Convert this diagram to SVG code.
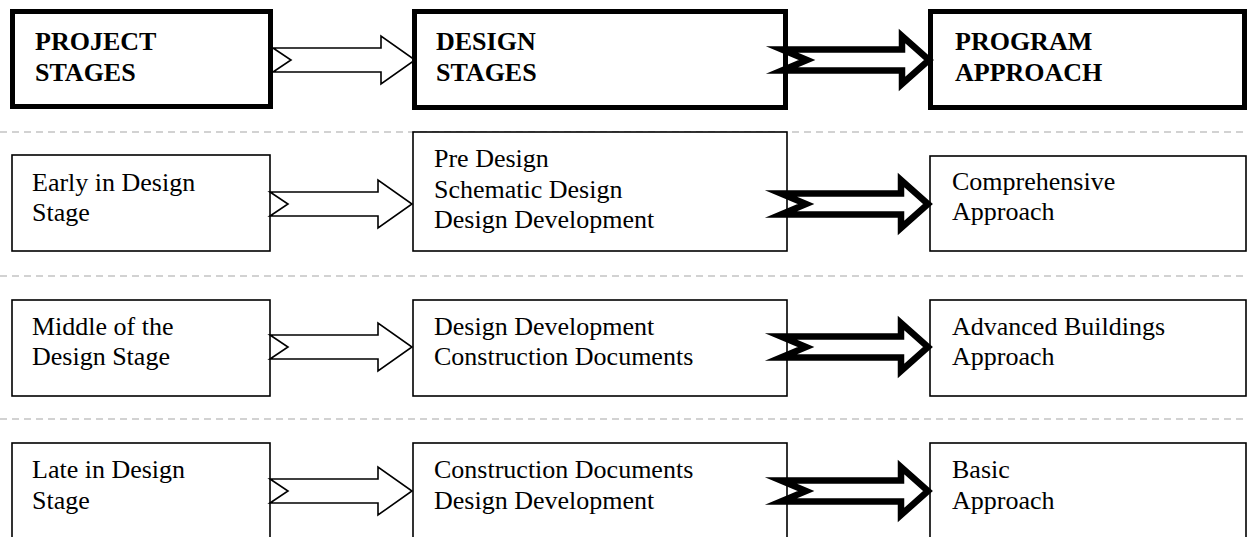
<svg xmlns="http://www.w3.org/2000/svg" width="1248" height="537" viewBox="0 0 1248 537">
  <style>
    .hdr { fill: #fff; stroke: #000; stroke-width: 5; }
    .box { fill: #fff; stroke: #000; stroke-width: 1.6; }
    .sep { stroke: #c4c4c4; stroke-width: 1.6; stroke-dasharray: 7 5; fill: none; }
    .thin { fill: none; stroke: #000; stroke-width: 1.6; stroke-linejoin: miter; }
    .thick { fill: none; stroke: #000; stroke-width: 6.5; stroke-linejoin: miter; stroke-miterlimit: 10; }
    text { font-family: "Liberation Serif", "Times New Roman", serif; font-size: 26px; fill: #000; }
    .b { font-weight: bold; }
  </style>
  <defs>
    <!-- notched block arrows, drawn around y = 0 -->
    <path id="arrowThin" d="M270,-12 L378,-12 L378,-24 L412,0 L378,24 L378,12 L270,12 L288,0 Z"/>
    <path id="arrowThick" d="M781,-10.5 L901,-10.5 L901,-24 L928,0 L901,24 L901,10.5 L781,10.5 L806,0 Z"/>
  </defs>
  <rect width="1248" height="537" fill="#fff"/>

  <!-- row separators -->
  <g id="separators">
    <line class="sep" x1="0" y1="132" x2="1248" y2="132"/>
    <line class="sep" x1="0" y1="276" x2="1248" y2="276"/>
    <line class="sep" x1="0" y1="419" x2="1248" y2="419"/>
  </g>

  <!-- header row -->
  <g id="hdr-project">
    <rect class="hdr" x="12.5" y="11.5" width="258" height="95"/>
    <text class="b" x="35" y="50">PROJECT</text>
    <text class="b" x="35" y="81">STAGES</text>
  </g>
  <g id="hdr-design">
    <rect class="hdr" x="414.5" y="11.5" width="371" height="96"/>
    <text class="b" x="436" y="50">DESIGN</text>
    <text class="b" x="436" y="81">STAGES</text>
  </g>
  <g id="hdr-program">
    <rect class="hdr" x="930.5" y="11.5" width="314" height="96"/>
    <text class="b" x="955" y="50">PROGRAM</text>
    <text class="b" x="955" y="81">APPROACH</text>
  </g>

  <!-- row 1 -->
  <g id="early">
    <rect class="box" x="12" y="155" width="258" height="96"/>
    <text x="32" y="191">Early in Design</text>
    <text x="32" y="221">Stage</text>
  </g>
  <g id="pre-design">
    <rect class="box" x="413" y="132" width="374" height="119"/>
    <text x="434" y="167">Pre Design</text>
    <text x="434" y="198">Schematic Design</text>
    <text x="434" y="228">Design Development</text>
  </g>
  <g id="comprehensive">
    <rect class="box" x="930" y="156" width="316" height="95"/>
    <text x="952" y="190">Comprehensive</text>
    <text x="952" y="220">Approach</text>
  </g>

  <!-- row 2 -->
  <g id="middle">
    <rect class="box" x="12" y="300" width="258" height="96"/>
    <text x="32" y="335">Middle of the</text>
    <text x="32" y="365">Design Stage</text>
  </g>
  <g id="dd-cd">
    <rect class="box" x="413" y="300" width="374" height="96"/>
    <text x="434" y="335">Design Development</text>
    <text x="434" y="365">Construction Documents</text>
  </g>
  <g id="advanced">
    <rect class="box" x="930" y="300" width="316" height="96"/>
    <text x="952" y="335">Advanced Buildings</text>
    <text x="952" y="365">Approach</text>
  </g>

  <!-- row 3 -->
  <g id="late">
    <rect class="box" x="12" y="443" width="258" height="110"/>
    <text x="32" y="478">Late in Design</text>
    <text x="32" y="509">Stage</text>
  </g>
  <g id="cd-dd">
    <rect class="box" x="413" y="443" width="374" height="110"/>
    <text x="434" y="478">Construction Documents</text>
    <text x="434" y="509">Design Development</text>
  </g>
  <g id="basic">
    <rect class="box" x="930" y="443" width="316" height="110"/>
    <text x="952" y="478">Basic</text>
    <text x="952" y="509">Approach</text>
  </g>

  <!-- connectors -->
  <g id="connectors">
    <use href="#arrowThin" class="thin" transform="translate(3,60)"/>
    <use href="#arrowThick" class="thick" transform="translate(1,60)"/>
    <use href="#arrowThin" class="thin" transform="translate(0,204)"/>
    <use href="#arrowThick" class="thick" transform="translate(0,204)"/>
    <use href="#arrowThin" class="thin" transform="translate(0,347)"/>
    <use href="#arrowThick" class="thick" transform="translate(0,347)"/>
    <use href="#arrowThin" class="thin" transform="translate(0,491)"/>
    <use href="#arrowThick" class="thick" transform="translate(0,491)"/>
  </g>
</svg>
○ ○ ○ ○ ○ ○ ○
Stated goal: Write out the whole listing again, exactly, with no pictures.

Solution to this exercise:
Convert this diagram to SVG code.
<svg xmlns="http://www.w3.org/2000/svg" width="1248" height="537" viewBox="0 0 1248 537">
  <style>
    .hdr { fill: #fff; stroke: #000; stroke-width: 5; }
    .box { fill: #fff; stroke: #000; stroke-width: 1.6; }
    .sep { stroke: #c4c4c4; stroke-width: 1.6; stroke-dasharray: 7 5; fill: none; }
    .thin { fill: none; stroke: #000; stroke-width: 1.6; stroke-linejoin: miter; }
    .thick { fill: none; stroke: #000; stroke-width: 6.5; stroke-linejoin: miter; stroke-miterlimit: 10; }
    text { font-family: "Liberation Serif", "Times New Roman", serif; font-size: 26px; fill: #000; }
    .b { font-weight: bold; }
  </style>
  <defs>
    <!-- notched block arrows, drawn around y = 0 -->
    <path id="arrowThin" d="M270,-12 L378,-12 L378,-24 L412,0 L378,24 L378,12 L270,12 L288,0 Z"/>
    <path id="arrowThick" d="M781,-10.5 L901,-10.5 L901,-24 L928,0 L901,24 L901,10.5 L781,10.5 L806,0 Z"/>
  </defs>
  <rect width="1248" height="537" fill="#fff"/>

  <!-- row separators -->
  <g id="separators">
    <line class="sep" x1="0" y1="132" x2="1248" y2="132"/>
    <line class="sep" x1="0" y1="276" x2="1248" y2="276"/>
    <line class="sep" x1="0" y1="419" x2="1248" y2="419"/>
  </g>

  <!-- header row -->
  <g id="hdr-project">
    <rect class="hdr" x="12.5" y="11.5" width="258" height="95"/>
    <text class="b" x="35" y="50">PROJECT</text>
    <text class="b" x="35" y="81">STAGES</text>
  </g>
  <g id="hdr-design">
    <rect class="hdr" x="414.5" y="11.5" width="371" height="96"/>
    <text class="b" x="436" y="50">DESIGN</text>
    <text class="b" x="436" y="81">STAGES</text>
  </g>
  <g id="hdr-program">
    <rect class="hdr" x="930.5" y="11.5" width="314" height="96"/>
    <text class="b" x="955" y="50">PROGRAM</text>
    <text class="b" x="955" y="81">APPROACH</text>
  </g>

  <!-- row 1 -->
  <g id="early">
    <rect class="box" x="12" y="155" width="258" height="96"/>
    <text x="32" y="191">Early in Design</text>
    <text x="32" y="221">Stage</text>
  </g>
  <g id="pre-design">
    <rect class="box" x="413" y="132" width="374" height="119"/>
    <text x="434" y="167">Pre Design</text>
    <text x="434" y="198">Schematic Design</text>
    <text x="434" y="228">Design Development</text>
  </g>
  <g id="comprehensive">
    <rect class="box" x="930" y="156" width="316" height="95"/>
    <text x="952" y="190">Comprehensive</text>
    <text x="952" y="220">Approach</text>
  </g>

  <!-- row 2 -->
  <g id="middle">
    <rect class="box" x="12" y="300" width="258" height="96"/>
    <text x="32" y="335">Middle of the</text>
    <text x="32" y="365">Design Stage</text>
  </g>
  <g id="dd-cd">
    <rect class="box" x="413" y="300" width="374" height="96"/>
    <text x="434" y="335">Design Development</text>
    <text x="434" y="365">Construction Documents</text>
  </g>
  <g id="advanced">
    <rect class="box" x="930" y="300" width="316" height="96"/>
    <text x="952" y="335">Advanced Buildings</text>
    <text x="952" y="365">Approach</text>
  </g>

  <!-- row 3 -->
  <g id="late">
    <rect class="box" x="12" y="443" width="258" height="110"/>
    <text x="32" y="478">Late in Design</text>
    <text x="32" y="509">Stage</text>
  </g>
  <g id="cd-dd">
    <rect class="box" x="413" y="443" width="374" height="110"/>
    <text x="434" y="478">Construction Documents</text>
    <text x="434" y="509">Design Development</text>
  </g>
  <g id="basic">
    <rect class="box" x="930" y="443" width="316" height="110"/>
    <text x="952" y="478">Basic</text>
    <text x="952" y="509">Approach</text>
  </g>

  <!-- connectors -->
  <g id="connectors">
    <use href="#arrowThin" class="thin" transform="translate(3,60)"/>
    <use href="#arrowThick" class="thick" transform="translate(1,60)"/>
    <use href="#arrowThin" class="thin" transform="translate(0,204)"/>
    <use href="#arrowThick" class="thick" transform="translate(0,204)"/>
    <use href="#arrowThin" class="thin" transform="translate(0,347)"/>
    <use href="#arrowThick" class="thick" transform="translate(0,347)"/>
    <use href="#arrowThin" class="thin" transform="translate(0,491)"/>
    <use href="#arrowThick" class="thick" transform="translate(0,491)"/>
  </g>
</svg>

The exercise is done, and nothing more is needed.